Love this post. Gives me a warm and fuzzy fall feeling.
Nancy Hill
Aw, warm and fuzzy, thanks! And yes we had a party line too. I will talk to your daughters if you want me to!
Cathy Chester
This is so beautifully written and plays to my emotional sense of the change of seasons. I remember my father taking us to Vermont to learn about the tapping of trees in the beginning of maple syrup season, sloshing through the mud of March to get a bit taste of that luscious syrup. I love the change of seasons. Now I’m ready to move south.
You are an incredible writer. Your words went straight from my brain to my heart. Thank you for that.
Nancy Hill
Sugar shacks! We did not do much sugaring in Indiana but I remember my brother trying to boil it down in the house. I am so glad this made you connect with your bygone days. It is good to remember.
Helene Cohen Bludman
Beautifully written, Nancy. Hard to believe that our world has changed so dramatically in our lifetime. It is a blessing to be able to cherish the wonderful memories of a time gone by.
Nancy Hill
My mother remembered the time before cars or planes and I’m in cyberspace. It is amazing!
Mary
How fortunate to be the bridge, you got a taste of how life was and live today with the memories of a lifestyle from years past.
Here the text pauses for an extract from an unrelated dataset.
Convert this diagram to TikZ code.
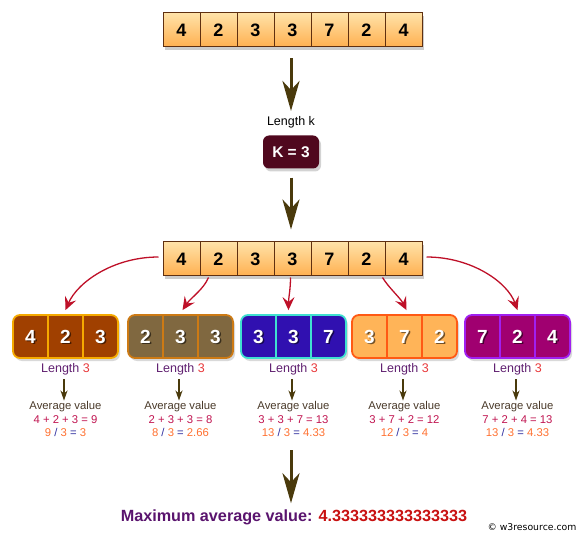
\documentclass[tikz,border=0pt]{standalone}
\usepackage{fontspec}
\setmainfont{Liberation Sans}
\newfontfamily\dejavu{DejaVu Sans}
\usetikzlibrary{arrows.meta,shadows,calc}
\definecolor{celltop}{RGB}{255,226,168}
\definecolor{cellbot}{RGB}{255,176,80}
\definecolor{cellbd}{RGB}{96,48,16}
\definecolor{kfill}{RGB}{80,8,30}
\definecolor{arrowbrown}{RGB}{74,58,12}
\definecolor{redarr}{RGB}{190,16,40}
\definecolor{lenpurple}{RGB}{96,32,112}
\definecolor{lenred}{RGB}{232,56,58}
\definecolor{avggray}{RGB}{74,58,42}
\definecolor{eqred}{RGB}{192,20,80}
\definecolor{divorange}{RGB}{255,112,48}
\definecolor{divblue}{RGB}{48,48,160}
\definecolor{maxpurple}{RGB}{90,20,110}
\definecolor{maxred}{RGB}{200,16,16}
\definecolor{bf1}{RGB}{160,64,0}
\definecolor{bd1}{RGB}{245,170,0}
\definecolor{bf2}{RGB}{128,104,64}
\definecolor{bd2}{RGB}{205,122,20}
\definecolor{bf3}{RGB}{48,16,176}
\definecolor{bd3}{RGB}{64,224,208}
\definecolor{bf4}{RGB}{255,180,88}
\definecolor{bd4}{RGB}{255,90,20}
\definecolor{bf5}{RGB}{160,0,112}
\definecolor{bd5}{RGB}{160,32,240}
\begin{document}
\begin{tikzpicture}[x=1pt,y=-1pt,
  cell/.style={draw=cellbd, line width=1pt, top color=celltop, bottom color=cellbot,
    minimum width=37pt, minimum height=34pt, inner sep=0pt,
    font=\fontsize{18}{18}\selectfont\bfseries, text=black,
    drop shadow={shadow xshift=2pt, shadow yshift=-3pt, opacity=0.4}},
  smallbox/.style={line width=1.8pt, minimum width=105pt, minimum height=43pt,
    rounded corners=7pt, inner sep=0pt,
    drop shadow={shadow xshift=2pt, shadow yshift=-3pt, opacity=0.3}},
  digit/.style={inner sep=0pt, text=white, font=\fontsize{19}{19}\selectfont\bfseries},
  digshadow/.style={inner sep=0pt, text=black, opacity=0.55, font=\fontsize{19}{19}\selectfont\bfseries},
  lenlabel/.style={inner sep=0pt, font=\fontsize{12.5}{13}\selectfont},
  smalltext/.style={inner sep=0pt, font=\fontsize{11.3}{11}\selectfont},
  bigarrow/.style={draw=arrowbrown, line width=3pt,
    -{Stealth[length=30pt,width=17pt,inset=9pt,fill=arrowbrown]}},
  smallarrow/.style={draw=arrowbrown, line width=1.2pt,
    -{Stealth[length=10pt,width=7pt,inset=3pt,fill=arrowbrown]}},
  redarrow/.style={draw=redarr, line width=1.3pt,
    -{Stealth[length=13pt,width=12pt,inset=5pt,fill=redarr]}}
]
\useasboundingbox (0,0) rectangle (586,537);

% top array
\foreach \v [count=\i] in {4,2,3,3,7,2,4}
  \node[cell] (t\i) at (181.5+37*\i-37, 30) {\v};

% Length k and K box
\node[lenlabel] (lenk) at (291,122) {Length k};
\node[fill=kfill, rounded corners=6pt, minimum width=56pt, minimum height=33pt,
  inner sep=0pt, text=white, font=\fontsize{15.5}{16}\selectfont\bfseries,
  drop shadow={shadow xshift=2pt, shadow yshift=-3pt, opacity=0.35}] (kbox) at (291,152) {K = 3};

\draw[bigarrow, shorten <=11pt, shorten >=5pt] (t4.south -| lenk) -- (lenk.north);

% middle array
\foreach \v [count=\i] in {4,2,3,3,7,2,4}
  \node[cell] (m\i) at (181.5+37*\i-37, 259) {\v};

\draw[bigarrow, shorten <=9pt, shorten >=12pt] (kbox.south) -- (kbox.south |- m4.north);

% small boxes
\foreach \k/\cx/\da/\db/\dc/\sm/\qq in {1/65.5/4/2/3/9/3, 2/180.5/2/3/3/8/2.66, 3/293.5/3/3/7/13/4.33, 4/404.5/3/7/2/12/4, 5/517.5/7/2/4/13/4.33}{
  \node[smallbox, fill=bf\k, draw=bd\k] (b\k) at (\cx,336.5) {};
  \draw[draw=bd\k, line width=1.2pt] (\cx-17.5,316) -- (\cx-17.5,357);
  \draw[draw=bd\k, line width=1.2pt] (\cx+17.5,316) -- (\cx+17.5,357);
  \node[digshadow] at (\cx-35+1.3,337.8) {\da};
  \node[digshadow] at (\cx+1.3,337.8) {\db};
  \node[digshadow] at (\cx+35+1.3,337.8) {\dc};
  \node[digit] (b\k a) at (\cx-35,336.5) {\da};
  \node[digit] (b\k b) at (\cx,336.5) {\db};
  \node[digit] (b\k c) at (\cx+35,336.5) {\dc};
  \node[lenlabel] (L\k) at (\cx,369) {\textcolor{lenpurple}{Length} \textcolor{lenred}{3}};
  \node[smalltext, text=avggray] (A\k) at (\cx,407) {Average value};
  \node[smalltext, text=eqred] (E\k) at (\cx,420) {\da{} + \db{} + \dc{} = \sm};
  \node[smalltext] (D\k) at (\cx,432.5) {\textcolor{divorange}{\sm} \textcolor{divblue}{/} \textcolor{divorange}{3} \textcolor{divblue}{=} \textcolor{divorange}{\qq}};
  \draw[smallarrow, shorten <=4pt, shorten >=1pt] ([xshift=-1.5pt]L\k.south) -- ([xshift=-1.5pt]A\k.north);
}

% red curved arrows
\draw[redarrow] ([xshift=-4pt,yshift=2pt]m1.west) .. controls +(-45,0) and +(12,-28) .. ([yshift=4pt]b1.north);
\draw[redarrow] ([xshift=-10pt,yshift=-1pt]m2.south) .. controls +(-5,12) and +(8,-12) .. ([xshift=2pt,yshift=4pt]b2.north);
\draw[redarrow] ([xshift=-2pt,yshift=-1pt]m4.south) .. controls +(0,12) and +(0,-12) .. ([xshift=-5pt,yshift=4pt]b3.north);
\draw[redarrow] ([xshift=16pt,yshift=-1pt]m6.south) .. controls +(6,10) and +(-6,-12) .. ([xshift=2pt,yshift=4pt]b4.north);
\draw[redarrow] ([xshift=4pt,yshift=2pt]m7.east) .. controls +(45,0) and +(-10,-28) .. ([yshift=4pt]b5.north);

% bottom
\node[inner sep=0pt, font=\fontsize{16.2}{17}\selectfont\bfseries] (maxv) at (294,517)
  {\textcolor{maxpurple}{Maximum average value:} \textcolor{maxred}{4.333333333333333}};
\coordinate (a3s) at (291,450);
\draw[bigarrow, shorten >=6pt] (a3s) -- (a3s |- maxv.north);

\node[inner sep=0pt, font=\dejavu\fontsize{9.3}{10}\selectfont] (copy) at (532,527) {© w3resource.com};
\end{tikzpicture}
\end{document}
Thank you for painting a beautiful picture with your words.
Nancy Hill
Mary, Word pictures – I like that!
Ruth Curran
So fascinating that we grew in the same state, at the same time, watching a lifestyle die out but with such different experiences. My northern Indiana childhood in an area fueled by steel mills, oil refineries, and unregulated soap manufacturing is not that different on a whole lot of levels — I saw change in treatment of people, manufacturing leaving the US and towns dying as thousands of skilled workers were cast off with no place to go. It is odd to be a bridge but nice to know that the company is excellent. A topic for an afternoon in a cool breeze on the porch with the hummingbirds….
Nancy Hill
Yes, I remember the orange sky over The Region. My brothers worked in factories in Fort Wayne that fed into the Detroit supply chain. I used to love taking the train through your homeland to Chicago.
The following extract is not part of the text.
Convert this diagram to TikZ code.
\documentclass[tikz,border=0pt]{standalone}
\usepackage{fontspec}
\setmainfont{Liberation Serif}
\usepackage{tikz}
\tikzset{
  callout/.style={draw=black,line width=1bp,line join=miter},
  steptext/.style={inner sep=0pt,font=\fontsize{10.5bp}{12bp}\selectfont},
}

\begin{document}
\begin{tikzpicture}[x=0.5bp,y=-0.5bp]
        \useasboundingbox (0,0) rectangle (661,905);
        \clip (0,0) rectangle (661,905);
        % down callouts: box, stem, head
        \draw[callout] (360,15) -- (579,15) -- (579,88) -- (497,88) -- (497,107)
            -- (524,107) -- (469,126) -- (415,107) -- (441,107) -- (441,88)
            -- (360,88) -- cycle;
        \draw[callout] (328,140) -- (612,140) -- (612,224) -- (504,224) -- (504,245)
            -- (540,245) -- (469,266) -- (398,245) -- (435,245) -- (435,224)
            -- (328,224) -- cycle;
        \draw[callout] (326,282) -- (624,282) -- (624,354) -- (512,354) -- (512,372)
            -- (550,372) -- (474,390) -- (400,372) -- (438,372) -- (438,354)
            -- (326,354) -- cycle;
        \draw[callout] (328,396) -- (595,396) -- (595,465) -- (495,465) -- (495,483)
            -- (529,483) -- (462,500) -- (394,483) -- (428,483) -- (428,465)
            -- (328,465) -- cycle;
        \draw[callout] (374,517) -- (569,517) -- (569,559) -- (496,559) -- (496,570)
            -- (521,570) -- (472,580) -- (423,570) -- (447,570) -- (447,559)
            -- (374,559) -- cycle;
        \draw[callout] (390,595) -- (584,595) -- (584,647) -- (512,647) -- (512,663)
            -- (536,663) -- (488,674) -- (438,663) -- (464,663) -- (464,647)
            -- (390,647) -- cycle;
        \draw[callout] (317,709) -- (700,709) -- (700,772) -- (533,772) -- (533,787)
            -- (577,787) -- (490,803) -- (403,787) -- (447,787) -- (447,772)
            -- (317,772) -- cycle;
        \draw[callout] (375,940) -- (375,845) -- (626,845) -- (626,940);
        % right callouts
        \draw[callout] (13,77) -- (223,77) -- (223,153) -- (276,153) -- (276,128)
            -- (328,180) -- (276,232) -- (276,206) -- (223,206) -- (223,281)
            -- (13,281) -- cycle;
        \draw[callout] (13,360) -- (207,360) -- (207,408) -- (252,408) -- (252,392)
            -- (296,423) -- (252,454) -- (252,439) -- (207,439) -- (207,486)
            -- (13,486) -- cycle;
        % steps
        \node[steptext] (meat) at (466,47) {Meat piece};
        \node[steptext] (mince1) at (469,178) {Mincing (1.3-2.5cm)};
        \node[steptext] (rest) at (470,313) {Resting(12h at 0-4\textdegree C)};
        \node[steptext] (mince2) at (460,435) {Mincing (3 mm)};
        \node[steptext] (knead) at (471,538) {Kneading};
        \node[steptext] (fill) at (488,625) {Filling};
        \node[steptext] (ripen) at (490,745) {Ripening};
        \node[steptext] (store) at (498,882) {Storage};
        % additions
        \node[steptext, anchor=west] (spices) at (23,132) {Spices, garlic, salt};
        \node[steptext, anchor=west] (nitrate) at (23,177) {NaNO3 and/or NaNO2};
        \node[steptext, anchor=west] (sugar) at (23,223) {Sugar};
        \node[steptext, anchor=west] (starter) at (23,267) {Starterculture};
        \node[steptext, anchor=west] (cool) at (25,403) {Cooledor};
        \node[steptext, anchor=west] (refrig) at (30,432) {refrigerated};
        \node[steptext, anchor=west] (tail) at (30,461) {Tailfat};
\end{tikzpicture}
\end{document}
Yes, an afternoon for bridgers with breezes and birds!
Elin Stebbins Waldal
What a lovely blend of history and personal experience. Your description of you with your father is so moving, what a gift he gave by orienting you to all the points of light that stretched across a midnight sky. The other thing about this exquisite post is the blending of the past with your present at the end, there is a sense of peace. Truly beautiful.
Nancy Hill
Thank you Elin. Yes I love how memory allows us to re-experience gifts.
Lois Alter Mark
So beautiful, Nancy. This reads like a piece of literature, with a rich history and a main character I like more and more, as I get to know her better.
Nancy Hill
I am honored that you think my writing is literary and the character is me. Such a compliment!
Doreen McGettigan
This is beautifully written, Nancy.
We are very close in age but I grew up in Philadelphia.
I do remember my grandparent’s living in the country and
still having an outhouse.
Sometimes I think I would love to move to a place where
there was no winter. I wonder if I would miss it…
Nancy Hill
Doreen, I must have lived next to your grandparents! 🙂 Actually, my grandparents had a three-holer.